We Are Not Forgiven

A self-described “born-again” Christian once told me that what distinguishes Christians from people of all other religious faiths is that “Christians are forgiven.”

Fecundity

As Cultores Deorum Romanorum, we are not forgiven. We are responsible for all of the actions we take and all of the words we speak aloud. We are responsible for not taking action when we ought, and for words left unspoken when we should. We can try to make amends. We can try to correct wrongs. We may ever afterwards do right. But we are always responsible for our words and deeds. This is required by Virtus of all those who worship the Goddesses and Gods.

In the end, you are the sum of all you have ever done or said. Our indiscretions, misadventures and misfortunes are all part of life, making us who we are just as much as our wise and virtuous words and good deeds. People always act on the impression that what they do is right. If they act from a false impression, they have deceived themselves. If they instead act falsely, unjustly, or out of malice, then they have only harmed themselves. On the other hand, through the practice of virtues we may approach the divine.

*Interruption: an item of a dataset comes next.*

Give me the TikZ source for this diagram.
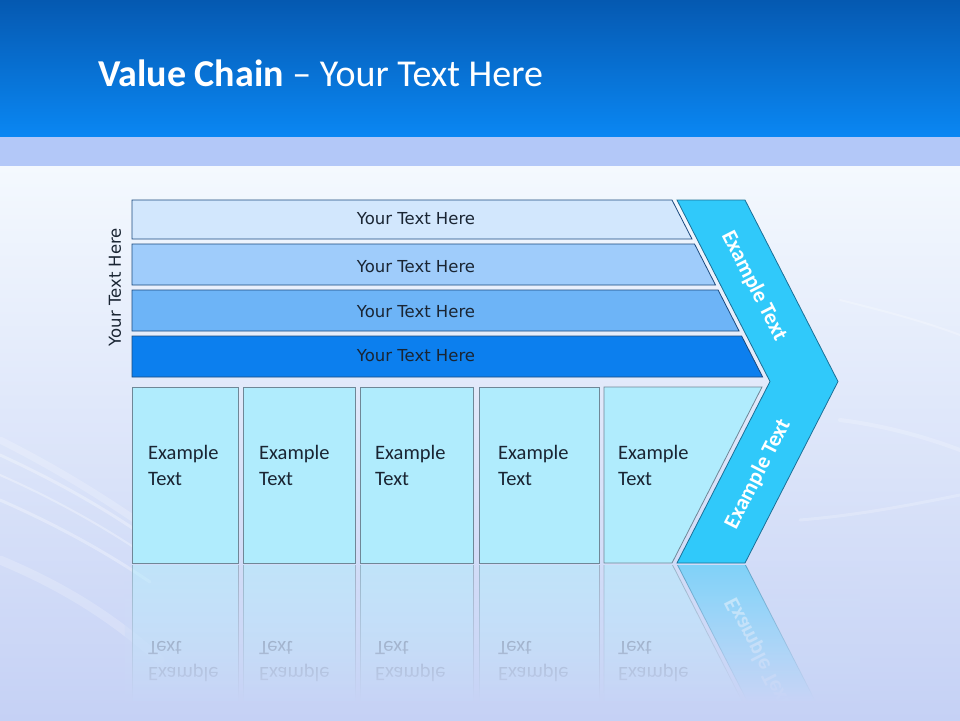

“It is right,” Cicero said, “that Good Sense (Mens), Piety (Pietas), Moral Excellence (Virtus), and Good Faith (Fides) should be deified; and in Rome temples have long been publicly dedicated to those qualities, so that those who possess them, and all good people do, should believe that actual gods have been set up in their souls (Legg. 2.28).” Other virtues that Cicero included were Salus, Goddess of Health and Safety, Honor, Helpfulness, and Spes, Goddess of Good Hope.  Among other divine qualities honored at Rome were Justice, Liberality, Concord, Fecundity, Freedom, Patience, Tranquility, Modesty, Goodness, Equity, Frugality, Happiness, Peacefulness, and the Nourishment of Children. Instilling such qualities in ourselves makes us into better people and provides a better society. Taking on such divine qualities as the virtues, we become more pleasing to the Gods, who are then more inclined to propitious to us when we call upon Them for Their assistance.

Salus, Goddess of Health and Safety

Further still, the ancients held that by practicing divine virtues we may become similar to the Gods and set ourselves on a pathway towards godhood.

“The solution is in understanding the virtues and what each has to give; thus the man will learn to work with this or that (virtue) as every several need demands. And as he reaches to loftier principles and other standards these in turn will define his conduct;  . . . (until) he will live, no longer the human life of a good man, such as Civic Virtue commends, but, leaving this beneath him, will take up instead another life, that of the Gods (Plotinus Enneads I.2).”

Right conduct and prudence makes this life less contentious. Virtue improves the quality of the life we live now, a good life on earth. Virtue can also prepare us for the life to come by advancing our spiritual evolution in a manner that Plotinus addresses. We do not hold that doing good in this life is necessarily rewarded in an afterlife or that not abiding in virtue will necessarily bring punishment on you. You are your own person, made from the choices you make, and it is by becoming the person that you are at the time of your death that will determine what happens to you in the next life.  Though your body may be imprisoned, crippled, or diseased in this life, although others may do misdeeds to you, though you may be stripped of all your possessions and lose everything else to uncertain fortune, your true Authentic Being cannot be harmed by anyone other than yourself. Only you can choose a path towards becoming a God or a Goddess. Thus there are no excuses for what we make of ourselves either in this life or the next. With clear judgment we do not shrink from doing what ought to be done. Acting rightly, we are not swayed by the censure of others, but remain steadfast in our resolve to do right.  At the end of each day we examine the actions we took, judging what were done rightly, what were amiss, what was left undone, faulting the wrong we do and rejoicing in the right. Each day brings new adventures, new challenges, and more decisions to make. Each decision places another brick in the person we are becoming. Then, on whatever day the Fates have determined shall be the last day of your life, you shall be the person that only you have determined. Whatever kind of person we have made ourselves into at that our last moment, whether spiritually evolved or regressed, we are not forgiven.

 

  • Donna Swindells

    an excellent explanation of the Pagan view of what we believe the next lifetime to be for us. It depends on what we do in the here & now that shapes us.
    Blessings

  • Julia Traver

    As always, you state the primary theological differences between most polytheistic religions and the Abrahamics with great care and diplomacy. I remember when I discovered 50 years ago that I did not need to be forgiven ( I was 12 years old at the time — a bit advanced for my age shall we say). The Abrahamic Gods were just not interested in me; however, I had the whole Olympic pantheon interested.